DRS removes much of that tension. Drivers know where they are vulnerable. They know where the pass will come. Defending becomes limited to battery management and positioning before detection points. The mind games shrink. Racing becomes more script.

Defensive racing would be more interesting;

Defense is an art that is slowly being erased. Without DRS, defending required precision and bravery. Choosing the right line. Sacrificing corner entry to protect exit. Forcing the attacker into uncomfortable angles.

With DRS, defense is often pointless. Even perfect positioning can be undone by a speed boost on the straight. This discourages aggressive defending and makes battles shorter. When defense disappears, racing loses half its soul.

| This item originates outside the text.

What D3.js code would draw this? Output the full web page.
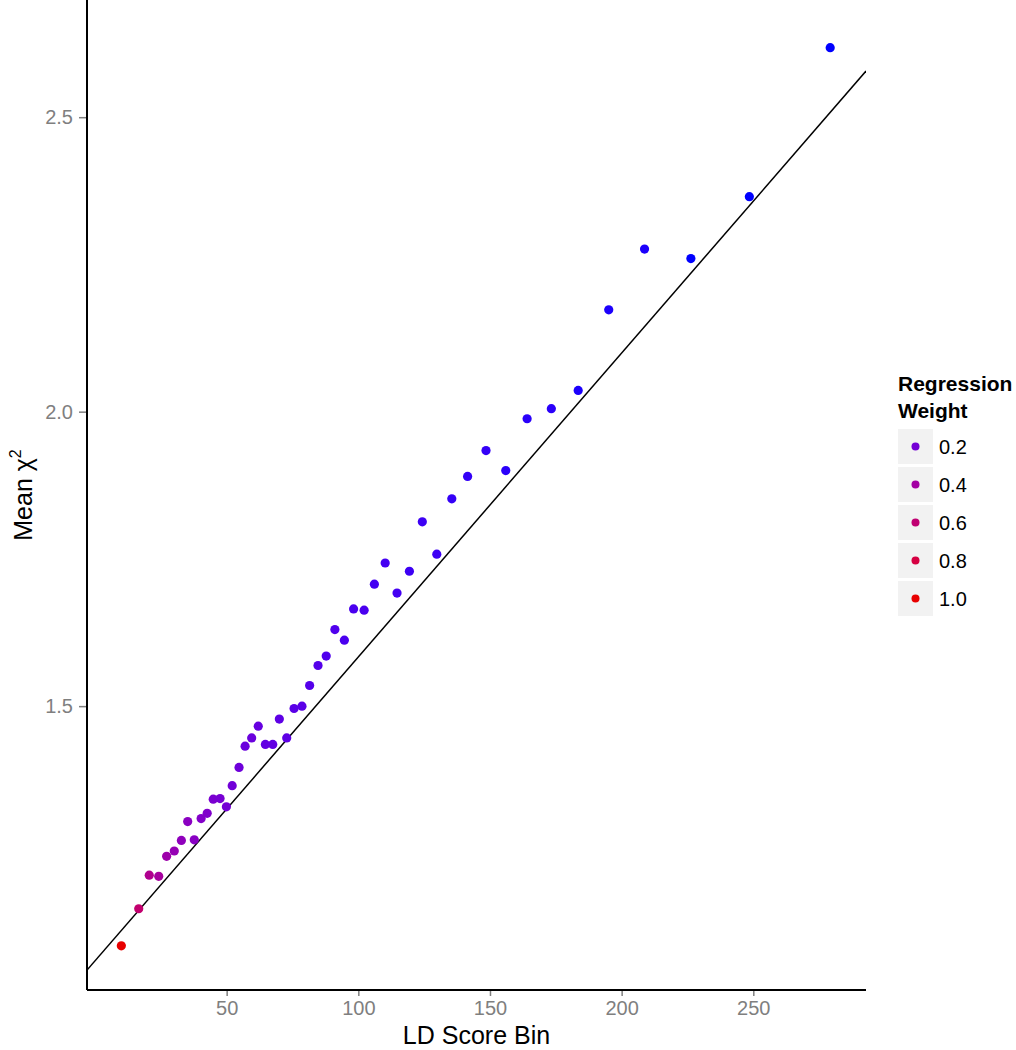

Manual overtaking carries risk, and that is exactly why it feels real. Late braking can end badly. Side by side corners demand trust. Drivers put reputation and race results on the line with every move.

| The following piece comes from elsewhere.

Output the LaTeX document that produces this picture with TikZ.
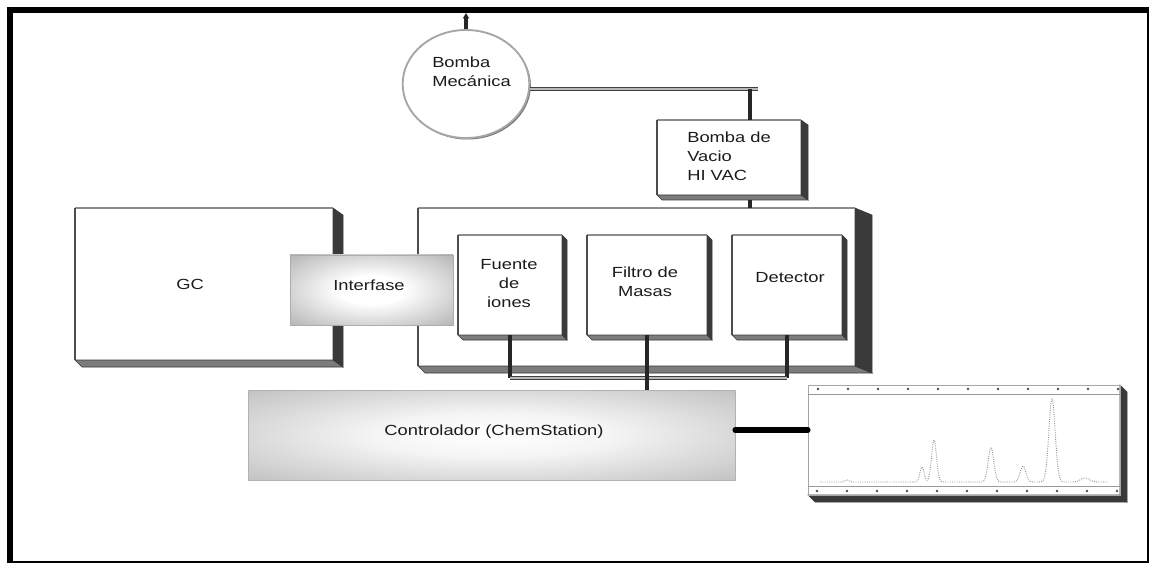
\documentclass[tikz,border=0pt]{standalone}
\usepackage{fontspec}
\setmainfont{Liberation Sans}[FakeStretch=1.25]
\usetikzlibrary{shapes.geometric,arrows.meta,fit}
\definecolor{shdark}{HTML}{3A3A3A}
\definecolor{shmid}{HTML}{7C7C7C}
\definecolor{edgegray}{HTML}{8C8C8C}
\definecolor{txtc}{HTML}{1C1C1C}
\definecolor{padgray}{HTML}{A8A8A8}
\definecolor{ctlgray}{HTML}{B4B4B4}

\pgfdeclareradialshading{padshade}{\pgfpoint{0bp}{0bp}}{color(0bp)=(white); color(10bp)=(white); color(40bp)=(padgray); color(50bp)=(padgray)}
\pgfdeclareradialshading{ctlshade}{\pgfpoint{0bp}{0bp}}{color(0bp)=(white); color(12bp)=(white!96!black); color(42bp)=(ctlgray); color(50bp)=(ctlgray)}

% faces of a bevelled box: node, right depth, bottom depth, right face colour, bottom face colour
\newcommand\bevelfaces[5]{%
  \fill[#5,draw=shdark,line width=0.4pt] (#1.south west) -- (#1.south east) -- ([shift={(#2,#3)}]#1.south east) -- ([shift={(#3,#3)}]#1.south west) -- cycle;
  \fill[#4,draw=shdark,line width=0.4pt] (#1.north east) -- ([shift={(#2,#3)}]#1.north east) -- ([shift={(#2,#3)}]#1.south east) -- (#1.south east) -- cycle;
}
\newcommand\frontedges[1]{%
  \draw[edgegray,line width=0.9pt] (#1.north west) -- (#1.north east);
  \draw[black!70,line width=1.8pt] (#1.south west) -- (#1.north west);
}

\begin{document}
\begin{tikzpicture}[x=0.75pt,y=-0.75pt,
  front/.style={inner sep=0pt,outer sep=0pt,fill=white,draw=none},
  lbl/.style={font=\fontsize{11}{14.25}\selectfont,text=txtc,inner sep=0pt,align=center},
  vpipe/.style={draw=black!85,line width=2.3pt},
  hpipe/.style={draw=black!75,line width=0.6pt,double=gray!55,double distance=1.3pt},
  thickcon/.style={draw=black,line width=3.8pt,line cap=round},
  padbox/.style={inner sep=0pt,outer sep=0pt,draw=gray!65,line width=0.5pt,shading=padshade}]
\useasboundingbox (0,0) rectangle (1150,563);
\fill[white] (0,0) rectangle (1150,563);

% outer frame
\fill[black] (7,7) rectangle (1149,13);
\fill[black] (7,7) rectangle (13,563);
\draw[black,line width=1.2pt] (1148,13) -- (1148,562) -- (13,562);

% GC
\node[front,fit={(75,208) (333,360)}] (gc) {};
\bevelfaces{gc}{10}{7}{shdark}{shmid}
\frontedges{gc}
\node[lbl] (gct) at (190,284) {GC};

% MS housing
\node[front,fit={(418,208) (855,366)}] (ms) {};
\bevelfaces{ms}{17}{7}{shdark}{shmid}
\frontedges{ms}

% inner boxes
\node[front,fit={(458,235) (562,335)}] (fu) {};
\bevelfaces{fu}{5}{5}{shdark}{shmid}
\frontedges{fu}
\node[lbl] (fut) at (509,284) {Fuente\\de\\iones};

\node[front,fit={(587,235) (707,335)}] (fi) {};
\bevelfaces{fi}{5}{5}{shdark}{shmid}
\frontedges{fi}
\node[lbl] (fit) at (645,282) {Filtro de\\Masas};

\node[front,fit={(732,235) (842,335)}] (de) {};
\bevelfaces{de}{5}{5}{shdark}{shmid}
\frontedges{de}
\node[lbl] (det) at (790,278) {Detector};

% Interfase
\node[padbox,fit={(290,255) (453,325)}] (if) {};
\node[lbl] (ift) at (369,285) {Interfase};

% Bomba de vacio
\node[front,fit={(657,120) (801,195)}] (bv) {};
\bevelfaces{bv}{7}{5}{shdark}{shmid}
\frontedges{bv}
\node[lbl,align=left,anchor=west] (bvt) at (687,156) {Bomba de\\Vacio\\HI VAC};

% Bomba mecanica
\node[ellipse,minimum width=95pt,minimum height=81pt,fill=black!55,inner sep=0pt] (bmsh) at (467.5,85.5) {};
\node[ellipse,minimum width=95pt,minimum height=81pt,fill=white,draw=gray!70,line width=1.4pt,inner sep=0pt] (bm) at (466,84) {};
\node[lbl,align=left,anchor=west] (bmt) at (432,72) {Bomba\\Mecánica};

% connectors
\coordinate (topa) at (466,13);
\draw[vpipe,-{Triangle[length=4pt,width=4.5pt]}] (bm.north) -- (topa);
\coordinate (j1) at (750,89);
\coordinate (j1e) at (758,89);
\draw[hpipe] (bm.east |- j1) -- (j1e);
\draw[vpipe] (j1) -- (j1 |- bv.north);
\draw[vpipe] ([yshift=-3.75pt]j1 |- bv.south) -- (j1 |- ms.north);

% Controlador
\node[inner sep=0pt,outer sep=0pt,draw=gray!60,line width=0.5pt,shading=ctlshade,fit={(248,390) (735,480)}] (ctl) {};
\node[lbl] (ctlt) at (494,432) {Controlador (ChemStation)};

\coordinate (bl) at (510,378);
\coordinate (br) at (787,378);
\draw[vpipe] (fu.south) -- (bl);
\draw[vpipe] (de.south) -- (br);
\draw[hpipe] (bl) -- (br);
\draw[vpipe] (fi.south) -- (fi.south |- ctl.north);

% chromatogram
\node[front,fit={(808,385) (1120,495)}] (ch) {};
\bevelfaces{ch}{7}{7}{shdark}{shdark}
\draw[gray!70,line width=0.6pt] (ch.north west) rectangle (ch.south east);
\draw[gray!80,line width=0.6pt] ([yshift=-6.75pt]ch.north west) -- ([yshift=-6.75pt]ch.north east);
\draw[gray!80,line width=0.6pt] ([yshift=6.75pt]ch.south west) -- ([yshift=6.75pt]ch.south east);
\foreach \i in {0,...,10} {
  \fill[black!70] (818+30*\i,389) circle (1.3);
  \fill[black!70] (817+30*\i,491) circle (1.3);
}
\draw[gray!85,densely dotted,line width=0.7pt]
  plot[domain=820:1108,samples=289,smooth] (\x,{482
   -2*exp(-min(((\x-847)/3)^2,20))
   -15*exp(-min(((\x-922)/3)^2,20))
   -42*exp(-min(((\x-934)/3.5)^2,20))
   -34*exp(-min(((\x-991)/4)^2,20))
   -16*exp(-min(((\x-1023)/4)^2,20))
   -83*exp(-min(((\x-1052)/4.5)^2,20))
   -4*exp(-min(((\x-1085)/6)^2,20))});

\coordinate (cy) at (0,430);
\draw[thickcon] (ctl.east |- cy) -- (ch.west |- cy);
\end{tikzpicture}
\end{document}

DRS reduces risk significantly. That is good for safety, but it also reduces tension. When consequences are lower, drama drops. Formula One has always balanced danger with control. The sport should not eliminate risk entirely. Controlled danger is part of its identity.

Safety Reality check

It would be irresponsible to ignore safety completely. Manual overtaking does increase the chance of contact. Modern F1 cars are fast and heavy, and mistakes can be costly.

However, safety has improved massively in other areas. Car design, barriers, runoff zones, and driver protection systems are stronger than ever. The sport can afford to allow more natural racing without reverting to unsafe conditions. Safety should enable racing, not replace it.

Technical Load

Modern F1 drivers already manage an overwhelming amount of technology. Tire degradation, energy recovery, fuel saving, engine modes, brake migration. DRS adds another system to manage.

Manual overtaking simplifies the task. The focus returns to braking points, throttle control, and steering input. Drivers rely more on feel than settings. This makes racing more intuitive and more relatable to fans.


Historic Weight

Look back at the most respected eras of Formula One. Most iconic moments came without DRS. Rivalries were built on daring passes and hard defense. The sport’s legacy was shaped by drivers who took risks when systems could not save them.

DRS has its place in modern racing, but it should not define the sport. Formula One risks losing its historical identity if overtaking becomes too mechanical.


Removing DRS entirely might be unrealistic in the short term. But reducing its power or limiting its usage could bring balance. Fewer zones. Shorter activation lengths. More reliance on driver ability.

The goal should be assistance, not guarantee. DRS should help create opportunities, not finish the job automatically. Manual overtaking should remain the deciding factor.